Merla’s face fell at that news, but she recovered quickly, propping herself up on her walking staff.
“Whatever it was,” she said. “You’ll sleep here, obviously. Take Ketson’s room, he’s already decided he won’t use it tonight. I swear, little boys think they can just come and go as they please…”
I walked further into the house while Merla described her difficult son. Ketson’s room was in the rear of the single-story house. I sat on the child’s bed, though it was large enough for a human man. Merla clinked a kettle onto the stove to boil water for tea while Rikki and Jarah explained further what happened to the village. I pulled my boots off one at a time.
A fistful of sand had gathered in my left boot, and I tipped it onto the floor. It piled into a small dune on the palmwood slats.
Then, it moved. I blinked back my exhaustion and stared again, watching those grains begin to swirl of their own accord. No window sat open to let in a summer night breeze. Yet, the sand twirled with a life all its own, forming a small cylinder that swirled slow and constant.
Perhaps the settled walls of an old house admit a draft. I stomped on the small sand pile with my bare foot and spread it wide until the grains fell between the floor beams. I left Ketson’s room and joined the others in the kitchen, leaning against the wall beside Jarah’s chair for want of a vacant seat.
“… we tried to dedicate the temple to Redelia, right there in the plaza.” Rikki said.
“I’m not surprised the island rejected her,” Merla said. “This island belongs to Okkor.”
“You mentioned him when we first met,” I said. “Who is he, really?”
“He was the god of gods,” Merla said. “And he was good.”
“The head of a holy pantheon?” I asked.
She frowned. “He was not their father, or their ruler. He was their spiritual leader, their mentor, and their guide.
“The addition of gods to the pantheon is a rare and special occasion,” she continued. “Okkor ushered in many divine
souls during his time on our island, adding his energy to their own so they might learn and grow in healthy confidence.”
“The gods gain power from pleasure,” Rikki said. “What did he extract in exchange for his divine spark?”
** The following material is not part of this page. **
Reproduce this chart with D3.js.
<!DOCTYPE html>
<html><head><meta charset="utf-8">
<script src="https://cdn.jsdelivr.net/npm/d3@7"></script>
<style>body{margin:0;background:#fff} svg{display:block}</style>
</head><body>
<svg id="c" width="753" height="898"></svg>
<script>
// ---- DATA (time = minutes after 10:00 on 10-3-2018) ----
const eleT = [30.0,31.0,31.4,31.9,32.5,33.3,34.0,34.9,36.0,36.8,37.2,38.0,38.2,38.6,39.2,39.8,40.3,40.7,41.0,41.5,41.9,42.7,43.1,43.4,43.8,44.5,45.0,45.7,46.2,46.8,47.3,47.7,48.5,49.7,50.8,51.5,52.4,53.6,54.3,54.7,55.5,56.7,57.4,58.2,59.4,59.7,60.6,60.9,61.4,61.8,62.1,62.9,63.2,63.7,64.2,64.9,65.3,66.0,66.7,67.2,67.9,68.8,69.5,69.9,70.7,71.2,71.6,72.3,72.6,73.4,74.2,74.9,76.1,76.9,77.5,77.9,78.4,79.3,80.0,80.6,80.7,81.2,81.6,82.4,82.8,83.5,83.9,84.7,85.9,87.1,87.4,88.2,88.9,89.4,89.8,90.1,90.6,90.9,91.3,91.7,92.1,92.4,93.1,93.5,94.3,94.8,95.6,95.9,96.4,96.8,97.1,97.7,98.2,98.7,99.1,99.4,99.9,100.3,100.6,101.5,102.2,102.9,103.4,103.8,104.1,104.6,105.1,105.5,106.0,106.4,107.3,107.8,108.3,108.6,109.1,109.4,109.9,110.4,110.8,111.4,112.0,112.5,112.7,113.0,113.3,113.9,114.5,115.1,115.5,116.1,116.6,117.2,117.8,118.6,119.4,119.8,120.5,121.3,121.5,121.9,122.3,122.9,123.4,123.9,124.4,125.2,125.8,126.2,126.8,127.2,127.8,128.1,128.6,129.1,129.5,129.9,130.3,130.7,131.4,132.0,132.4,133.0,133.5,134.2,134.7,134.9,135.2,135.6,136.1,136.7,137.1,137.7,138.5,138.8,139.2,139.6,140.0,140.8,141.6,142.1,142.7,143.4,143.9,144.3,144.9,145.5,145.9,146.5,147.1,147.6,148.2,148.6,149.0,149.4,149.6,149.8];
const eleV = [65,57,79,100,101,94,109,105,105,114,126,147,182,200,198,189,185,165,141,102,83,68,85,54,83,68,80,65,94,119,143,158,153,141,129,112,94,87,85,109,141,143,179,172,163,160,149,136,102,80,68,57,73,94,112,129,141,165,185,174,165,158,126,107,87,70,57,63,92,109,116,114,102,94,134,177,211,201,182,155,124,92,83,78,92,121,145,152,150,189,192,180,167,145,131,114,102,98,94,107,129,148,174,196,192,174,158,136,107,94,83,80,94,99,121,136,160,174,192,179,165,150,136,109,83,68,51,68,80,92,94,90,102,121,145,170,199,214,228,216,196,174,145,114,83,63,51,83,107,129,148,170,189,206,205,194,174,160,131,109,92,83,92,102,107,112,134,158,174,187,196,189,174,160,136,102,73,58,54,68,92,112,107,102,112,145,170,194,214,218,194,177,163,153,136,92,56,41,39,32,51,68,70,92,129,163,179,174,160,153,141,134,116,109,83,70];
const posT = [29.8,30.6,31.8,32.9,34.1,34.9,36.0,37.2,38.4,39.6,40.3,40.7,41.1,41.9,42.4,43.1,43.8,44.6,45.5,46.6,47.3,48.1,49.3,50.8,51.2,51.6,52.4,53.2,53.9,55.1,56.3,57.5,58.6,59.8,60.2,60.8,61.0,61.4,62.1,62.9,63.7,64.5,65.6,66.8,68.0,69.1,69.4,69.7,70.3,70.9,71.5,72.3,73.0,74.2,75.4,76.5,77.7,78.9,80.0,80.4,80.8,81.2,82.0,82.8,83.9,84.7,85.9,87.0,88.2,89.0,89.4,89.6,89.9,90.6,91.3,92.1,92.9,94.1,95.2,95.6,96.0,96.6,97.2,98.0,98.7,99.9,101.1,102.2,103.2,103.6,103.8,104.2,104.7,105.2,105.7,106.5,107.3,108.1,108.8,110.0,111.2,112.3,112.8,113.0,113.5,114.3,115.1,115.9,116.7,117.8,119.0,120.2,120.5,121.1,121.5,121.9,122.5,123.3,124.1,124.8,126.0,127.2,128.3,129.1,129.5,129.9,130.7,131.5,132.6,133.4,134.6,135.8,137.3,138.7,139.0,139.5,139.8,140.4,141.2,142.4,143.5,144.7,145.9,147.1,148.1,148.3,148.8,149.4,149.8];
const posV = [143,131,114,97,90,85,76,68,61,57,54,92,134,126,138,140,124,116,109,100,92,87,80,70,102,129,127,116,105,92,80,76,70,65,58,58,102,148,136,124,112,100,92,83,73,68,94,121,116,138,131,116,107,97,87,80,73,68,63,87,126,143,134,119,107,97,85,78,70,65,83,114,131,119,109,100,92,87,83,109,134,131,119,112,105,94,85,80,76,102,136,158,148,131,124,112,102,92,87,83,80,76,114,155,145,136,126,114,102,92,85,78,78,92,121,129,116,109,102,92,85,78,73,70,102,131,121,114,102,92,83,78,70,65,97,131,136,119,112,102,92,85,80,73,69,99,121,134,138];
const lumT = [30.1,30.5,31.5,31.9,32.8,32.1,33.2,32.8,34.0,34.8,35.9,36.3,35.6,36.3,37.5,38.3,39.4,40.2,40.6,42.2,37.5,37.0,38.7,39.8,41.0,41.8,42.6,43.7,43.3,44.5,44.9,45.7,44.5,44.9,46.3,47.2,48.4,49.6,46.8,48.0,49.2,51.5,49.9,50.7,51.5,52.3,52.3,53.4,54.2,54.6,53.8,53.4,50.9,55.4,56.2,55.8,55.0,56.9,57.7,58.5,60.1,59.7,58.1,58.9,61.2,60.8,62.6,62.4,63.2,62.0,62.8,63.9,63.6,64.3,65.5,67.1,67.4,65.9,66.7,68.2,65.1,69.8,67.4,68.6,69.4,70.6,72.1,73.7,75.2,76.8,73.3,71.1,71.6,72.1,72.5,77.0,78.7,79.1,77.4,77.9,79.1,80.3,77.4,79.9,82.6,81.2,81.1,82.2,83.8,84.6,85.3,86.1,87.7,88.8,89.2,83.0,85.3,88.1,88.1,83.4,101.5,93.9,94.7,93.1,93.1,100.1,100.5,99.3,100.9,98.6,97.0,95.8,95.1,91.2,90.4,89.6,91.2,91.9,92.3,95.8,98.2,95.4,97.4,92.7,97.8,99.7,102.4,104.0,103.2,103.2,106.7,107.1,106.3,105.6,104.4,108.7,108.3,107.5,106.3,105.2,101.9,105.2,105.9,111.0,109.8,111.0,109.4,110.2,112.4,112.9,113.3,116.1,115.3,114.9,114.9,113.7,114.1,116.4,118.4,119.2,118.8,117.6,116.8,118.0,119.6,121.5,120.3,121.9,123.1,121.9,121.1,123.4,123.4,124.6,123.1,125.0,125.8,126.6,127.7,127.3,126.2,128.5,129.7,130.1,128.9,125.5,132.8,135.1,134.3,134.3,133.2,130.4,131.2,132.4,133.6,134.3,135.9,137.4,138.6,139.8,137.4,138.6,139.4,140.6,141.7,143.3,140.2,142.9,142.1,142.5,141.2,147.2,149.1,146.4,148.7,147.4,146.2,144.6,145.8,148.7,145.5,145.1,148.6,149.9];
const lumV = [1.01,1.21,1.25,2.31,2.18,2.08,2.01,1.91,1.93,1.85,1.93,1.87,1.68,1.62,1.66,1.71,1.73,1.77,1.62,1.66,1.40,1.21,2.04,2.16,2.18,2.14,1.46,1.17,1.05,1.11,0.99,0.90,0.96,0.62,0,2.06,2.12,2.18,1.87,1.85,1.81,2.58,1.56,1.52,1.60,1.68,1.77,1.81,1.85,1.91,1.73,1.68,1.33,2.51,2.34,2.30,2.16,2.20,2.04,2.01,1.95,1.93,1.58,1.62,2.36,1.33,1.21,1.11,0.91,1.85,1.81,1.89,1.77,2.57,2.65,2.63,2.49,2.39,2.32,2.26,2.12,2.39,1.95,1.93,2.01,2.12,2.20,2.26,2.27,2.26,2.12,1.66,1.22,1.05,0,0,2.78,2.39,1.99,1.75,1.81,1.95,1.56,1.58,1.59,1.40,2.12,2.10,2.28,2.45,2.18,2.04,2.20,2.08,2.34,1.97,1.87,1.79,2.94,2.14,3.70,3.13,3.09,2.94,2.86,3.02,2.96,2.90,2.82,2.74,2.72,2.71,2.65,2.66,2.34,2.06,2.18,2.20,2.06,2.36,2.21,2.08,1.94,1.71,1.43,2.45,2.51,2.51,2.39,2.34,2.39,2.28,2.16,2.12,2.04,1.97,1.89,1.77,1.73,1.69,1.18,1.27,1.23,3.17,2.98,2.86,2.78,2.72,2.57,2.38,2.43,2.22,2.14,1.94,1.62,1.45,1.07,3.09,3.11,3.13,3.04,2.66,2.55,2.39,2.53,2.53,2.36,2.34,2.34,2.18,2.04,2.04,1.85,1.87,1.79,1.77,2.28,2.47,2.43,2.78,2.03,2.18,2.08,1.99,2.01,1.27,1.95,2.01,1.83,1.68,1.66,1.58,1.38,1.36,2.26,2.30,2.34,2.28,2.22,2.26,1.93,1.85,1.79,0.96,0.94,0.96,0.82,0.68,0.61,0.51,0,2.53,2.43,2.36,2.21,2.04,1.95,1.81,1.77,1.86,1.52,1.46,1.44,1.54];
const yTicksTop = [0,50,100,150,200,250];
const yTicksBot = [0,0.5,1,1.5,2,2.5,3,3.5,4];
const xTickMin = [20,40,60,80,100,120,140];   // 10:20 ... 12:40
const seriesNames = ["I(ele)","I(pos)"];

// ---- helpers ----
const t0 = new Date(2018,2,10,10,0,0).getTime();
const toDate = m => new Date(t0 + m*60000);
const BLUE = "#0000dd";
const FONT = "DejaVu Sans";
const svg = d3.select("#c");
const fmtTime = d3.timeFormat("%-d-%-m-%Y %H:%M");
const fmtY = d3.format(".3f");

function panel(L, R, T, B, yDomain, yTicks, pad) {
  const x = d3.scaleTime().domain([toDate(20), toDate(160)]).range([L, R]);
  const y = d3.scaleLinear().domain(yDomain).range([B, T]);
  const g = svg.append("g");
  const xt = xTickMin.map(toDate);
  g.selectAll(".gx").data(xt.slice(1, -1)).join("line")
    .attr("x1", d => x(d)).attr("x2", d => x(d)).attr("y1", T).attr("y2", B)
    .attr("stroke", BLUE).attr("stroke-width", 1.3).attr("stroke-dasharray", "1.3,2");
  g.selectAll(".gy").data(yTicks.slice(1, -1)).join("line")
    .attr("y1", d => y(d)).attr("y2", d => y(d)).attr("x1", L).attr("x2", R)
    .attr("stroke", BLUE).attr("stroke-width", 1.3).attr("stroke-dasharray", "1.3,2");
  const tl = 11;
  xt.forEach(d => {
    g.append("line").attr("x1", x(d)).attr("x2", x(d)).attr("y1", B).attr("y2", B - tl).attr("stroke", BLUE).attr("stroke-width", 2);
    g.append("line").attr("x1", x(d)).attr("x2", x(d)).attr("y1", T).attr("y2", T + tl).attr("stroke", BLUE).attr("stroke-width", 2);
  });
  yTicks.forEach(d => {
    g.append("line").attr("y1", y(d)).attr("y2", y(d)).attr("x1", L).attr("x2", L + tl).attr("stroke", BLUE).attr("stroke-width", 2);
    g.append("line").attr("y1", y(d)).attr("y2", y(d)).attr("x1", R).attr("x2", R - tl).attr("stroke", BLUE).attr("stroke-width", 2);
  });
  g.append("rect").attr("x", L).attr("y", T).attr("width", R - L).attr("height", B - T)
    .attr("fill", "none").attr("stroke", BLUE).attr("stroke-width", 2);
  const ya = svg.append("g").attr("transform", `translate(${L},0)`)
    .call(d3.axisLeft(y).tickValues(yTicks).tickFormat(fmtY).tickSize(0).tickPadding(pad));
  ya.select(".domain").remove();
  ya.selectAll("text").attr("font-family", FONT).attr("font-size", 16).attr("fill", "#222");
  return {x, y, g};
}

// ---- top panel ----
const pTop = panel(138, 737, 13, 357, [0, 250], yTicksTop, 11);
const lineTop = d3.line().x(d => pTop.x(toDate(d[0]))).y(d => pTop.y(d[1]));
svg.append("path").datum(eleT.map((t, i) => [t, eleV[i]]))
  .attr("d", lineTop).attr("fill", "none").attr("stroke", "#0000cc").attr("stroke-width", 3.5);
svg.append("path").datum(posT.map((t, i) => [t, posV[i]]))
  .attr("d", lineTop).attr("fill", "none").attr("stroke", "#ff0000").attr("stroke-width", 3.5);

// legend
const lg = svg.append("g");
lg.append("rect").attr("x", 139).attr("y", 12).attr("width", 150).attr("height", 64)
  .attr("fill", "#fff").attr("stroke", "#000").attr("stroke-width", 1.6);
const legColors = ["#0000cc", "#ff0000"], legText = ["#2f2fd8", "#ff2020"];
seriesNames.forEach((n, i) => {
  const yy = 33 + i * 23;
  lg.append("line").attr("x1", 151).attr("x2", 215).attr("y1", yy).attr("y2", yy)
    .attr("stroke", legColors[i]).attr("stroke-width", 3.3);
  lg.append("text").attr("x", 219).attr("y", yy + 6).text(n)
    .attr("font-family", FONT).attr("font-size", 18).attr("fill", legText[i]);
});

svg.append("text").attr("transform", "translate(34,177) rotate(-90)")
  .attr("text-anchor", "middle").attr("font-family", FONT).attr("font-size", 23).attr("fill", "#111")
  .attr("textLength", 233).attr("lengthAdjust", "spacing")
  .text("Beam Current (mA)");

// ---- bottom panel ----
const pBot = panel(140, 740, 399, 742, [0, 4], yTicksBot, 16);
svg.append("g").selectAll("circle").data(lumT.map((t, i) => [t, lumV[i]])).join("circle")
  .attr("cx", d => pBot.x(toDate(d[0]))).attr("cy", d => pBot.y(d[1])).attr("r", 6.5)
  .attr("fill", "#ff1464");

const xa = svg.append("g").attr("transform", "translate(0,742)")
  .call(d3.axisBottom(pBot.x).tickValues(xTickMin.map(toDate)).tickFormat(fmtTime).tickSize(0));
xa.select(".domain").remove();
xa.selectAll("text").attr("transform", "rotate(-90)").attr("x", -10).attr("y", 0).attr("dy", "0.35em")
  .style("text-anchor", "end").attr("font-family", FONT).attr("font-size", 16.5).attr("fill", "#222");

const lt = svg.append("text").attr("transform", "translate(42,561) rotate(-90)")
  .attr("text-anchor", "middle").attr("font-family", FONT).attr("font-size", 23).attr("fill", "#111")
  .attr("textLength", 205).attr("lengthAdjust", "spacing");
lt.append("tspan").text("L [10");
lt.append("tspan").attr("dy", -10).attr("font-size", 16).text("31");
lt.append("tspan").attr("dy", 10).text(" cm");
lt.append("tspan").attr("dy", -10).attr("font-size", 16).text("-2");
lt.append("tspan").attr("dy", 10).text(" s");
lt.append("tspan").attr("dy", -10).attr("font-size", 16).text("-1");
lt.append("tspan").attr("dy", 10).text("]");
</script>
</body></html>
“That’s what made him so good,” Merla said. “Nothing. There is pleasure in help freely given, and he gave it with a smile and an open hand. Their gratitude lifted him up, expanding his power greatly even as he expanded the power of others. He was charitable and wise.”
“But gone,” Jarah said. “In all my years on this island, I have never seen Okkor or evidence of his hand.”
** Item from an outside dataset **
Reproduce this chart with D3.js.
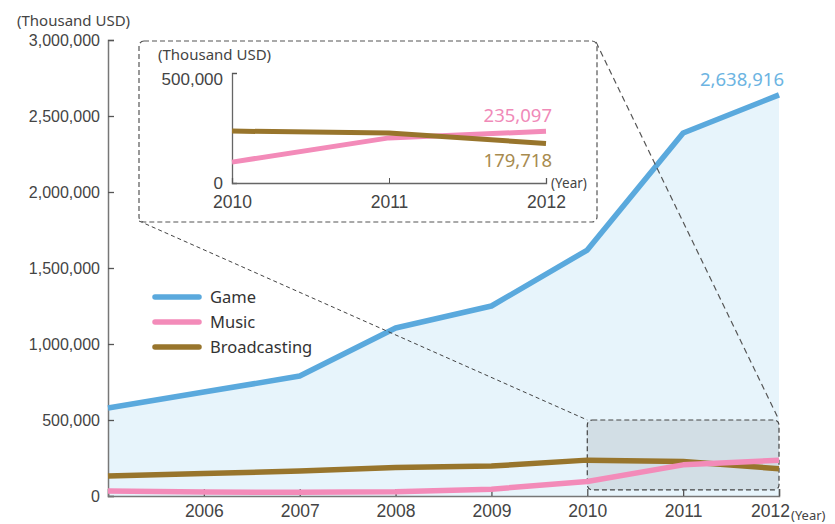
<!DOCTYPE html>
<html><head><meta charset="utf-8">
<script src="https://cdn.jsdelivr.net/npm/d3@7"></script>
<style>body{margin:0;background:#fff}svg{display:block;font-family:"Noto Sans","Open Sans",sans-serif}</style>
</head><body>
<svg id="c" width="835" height="524"></svg>
<script>
const years = [2005,2006,2007,2008,2009,2010,2011,2012];
const yearLabels = [2006,2007,2008,2009,2010,2011,2012];
const game = [579000,684000,789000,1105000,1250000,1618000,2388000,2638916];
const music = [33000,26000,25000,28000,45000,95000,205000,235097];
const broadcasting = [132000,148000,164000,188000,197000,236000,227000,179718];
const yTicks = [0,500000,1000000,1500000,2000000,2500000,3000000];
const insetYears = [2010,2011,2012];
const insetTicks = [0,500000];
const seriesNames = ["Game","Music","Broadcasting"];
const colors = {Game:"#5aa9dd",Music:"#f38bb9",Broadcasting:"#98752c"};

const svg = d3.select("#c");
const fmt = d3.format(",");
const x = d3.scaleLinear().domain([2005,2012]).range([108,779]);
const y = d3.scaleLinear().domain([0,3000000]).range([496,40]);

// area fill
svg.append("path").datum(years.map((yr,i)=>[yr,game[i]]))
  .attr("fill","#e7f4fb")
  .attr("d",d3.area().x(d=>x(d[0])).y0(y(0)).y1(d=>y(d[1])));

// highlight rect
svg.append("rect").attr("x",x(2010)).attr("y",y(500000)).attr("width",x(2012)-x(2010))
  .attr("height",y(40000)-y(500000)).attr("rx",5)
  .attr("fill","#d2dee5").attr("stroke","#444").attr("stroke-dasharray","5,3").attr("stroke-width",1.2);

// axes
const yAxis = d3.axisRight(y).tickValues(yTicks).tickSize(6).tickFormat(fmt);
const ga = svg.append("g").attr("transform",`translate(${x(2005)},0)`).call(yAxis);
ga.selectAll("text").attr("x",-8).attr("text-anchor","end").attr("font-size",16).attr("fill","#444");
const xAxis = d3.axisTop(x).tickValues(yearLabels).tickSize(7).tickFormat(d3.format("d"));
const gx = svg.append("g").attr("transform",`translate(0,${y(0)})`).call(xAxis);
gx.selectAll("text").attr("y",9).attr("dy","0.71em").attr("font-size",17.5).attr("fill","#444")
  .attr("dx",d=>d===2012?-9:0);
[ga,gx].forEach(g=>{g.select(".domain").attr("stroke","#777").attr("stroke-width",1.5);g.selectAll(".tick line").attr("stroke","#555").attr("stroke-width",1.3);g.selectAll("text").attr("font-family",null);});
svg.append("text").attr("x",791).attr("y",520).attr("font-size",13).attr("fill","#444").text("(Year)");
svg.append("text").attr("x",17).attr("y",26).attr("font-size",15).attr("fill","#444").text("(Thousand USD)");

// lines
const line = d3.line().x(d=>x(d[0])).y(d=>y(d[1]));
const data = {Game:game,Music:music,Broadcasting:broadcasting};
["Game","Broadcasting","Music"].forEach(n=>{
  svg.append("path").datum(years.map((yr,i)=>[yr,data[n][i]]))
    .attr("fill","none").attr("stroke",colors[n]).attr("stroke-width",5.5)
    .attr("stroke-linejoin","round").attr("d",line);
});
svg.append("text").attr("x",x(2012)+5).attr("y",y(game[7])-9).attr("text-anchor","end")
  .attr("font-size",18.5).attr("fill","#6cb4e2").text(fmt(game[7]));

// legend
seriesNames.forEach((n,i)=>{
  const yy = 297+i*25;
  svg.append("line").attr("x1",155).attr("x2",199).attr("y1",yy).attr("y2",yy)
    .attr("stroke",colors[n]).attr("stroke-width",5.5).attr("stroke-linecap","round");
  svg.append("text").attr("x",210).attr("y",yy+6).attr("font-size",16.5).attr("fill","#333").text(n);
});

// inset
const ix = d3.scaleLinear().domain([2010,2012]).range([232,546]);
const iy = d3.scaleLinear().domain([0,500000]).range([183,73]);
svg.append("line").attr("x1",139).attr("y1",221).attr("x2",x(2010)).attr("y2",y(500000))
  .attr("stroke","#444").attr("stroke-dasharray","4,3").attr("stroke-width",1);
svg.append("line").attr("x1",596).attr("y1",42).attr("x2",x(2012)).attr("y2",y(500000))
  .attr("stroke","#555").attr("stroke-dasharray","6,4").attr("stroke-width",1.2);
svg.append("rect").attr("x",139).attr("y",41).attr("width",458).attr("height",181).attr("rx",5)
  .attr("fill","#fff").attr("stroke","#555").attr("stroke-dasharray","5,3").attr("stroke-width",1.2);
svg.append("text").attr("x",158).attr("y",60).attr("font-size",15).attr("fill","#444").text("(Thousand USD)");
const iya = svg.append("g").attr("transform",`translate(${ix(2010)},0)`).call(d3.axisRight(iy).tickValues(insetTicks).tickSize(5).tickFormat(fmt));
iya.selectAll("text").attr("x",-9).attr("text-anchor","end").attr("font-size",17).attr("fill","#444")
  .attr("dy",d=>d>0?"0.7em":"0.32em");
const ixa = svg.append("g").attr("transform",`translate(0,${iy(0)})`).call(d3.axisTop(ix).tickValues(insetYears).tickSize(5).tickFormat(d3.format("d")));
ixa.selectAll("text").attr("y",13).attr("dy","0.71em").attr("font-size",17.5).attr("fill","#444");
[iya,ixa].forEach(g=>{g.select(".domain").attr("stroke","#666").attr("stroke-width",1.3);g.selectAll(".tick line").attr("stroke","#555");g.selectAll("text").attr("font-family",null);});
svg.append("text").attr("x",551).attr("y",188).attr("font-size",13.5).attr("fill","#444").text("(Year)");
const iline = d3.line().x(d=>ix(d[0])).y(d=>iy(d[1]));
["Music","Broadcasting"].forEach(n=>{
  svg.append("path").datum(insetYears.map(yr=>[yr,data[n][years.indexOf(yr)]]))
    .attr("fill","none").attr("stroke",colors[n]).attr("stroke-width",5)
    .attr("stroke-linejoin","round").attr("d",iline);
});
svg.append("text").attr("x",552).attr("y",122).attr("text-anchor","end").attr("font-size",18.5).attr("fill","#f08ab8").text(fmt(music[7]));
svg.append("text").attr("x",552).attr("y",167).attr("text-anchor","end").attr("font-size",18.5).attr("fill","#a88b4f").text(fmt(broadcasting[7]));
</script>
</body></html>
“He cannot be gone,” Merla said. “He built this island from a single pebble on the ocean’s floor. He carved the mountain and its cliffs with his pinky nail. His mighty call drew the birds that brought the seeds that grew into the palms and ferns.
“Okkor was our patron,” she continued. “He has been quiet, yes, but he would not leave us or his creation. So long as he stays, this land is loyal to him alone.”
“He is a myth,” Jarah said. “A creation story to make our people believe our land holds a special place in the divine order. How could a single god wield so much power to grow an island from one small stone? Tonight’s tragedy proves it; this is an island like any other. Or worse than any other. This island is forsaken.”
Again, Merla frowned, but sadness fled her face quickly. “They’ll return. Okkor wouldn’t let his favorite people suffer long. You’ll see.”
When Merla turned her back, Rikki pulled a bottle from a nearby shelf. She grinned and twisted off its cork, pouring a generous amount of thick, brown liquor into every mug of hot tea before stowing the bottle away again. I smiled and lifted my tea from the table. Its floral base had hints of dark fruits, all sharpened by a brisk jolt of liquid fire thanks to my sticky-fingered satyress.
Jarah took a deep breath and pushed her cup across the table rather than drink it. “Thank you for your hospitality, Merla. I think I’ll sit for a while by the front door, just to be sure all stays quiet.”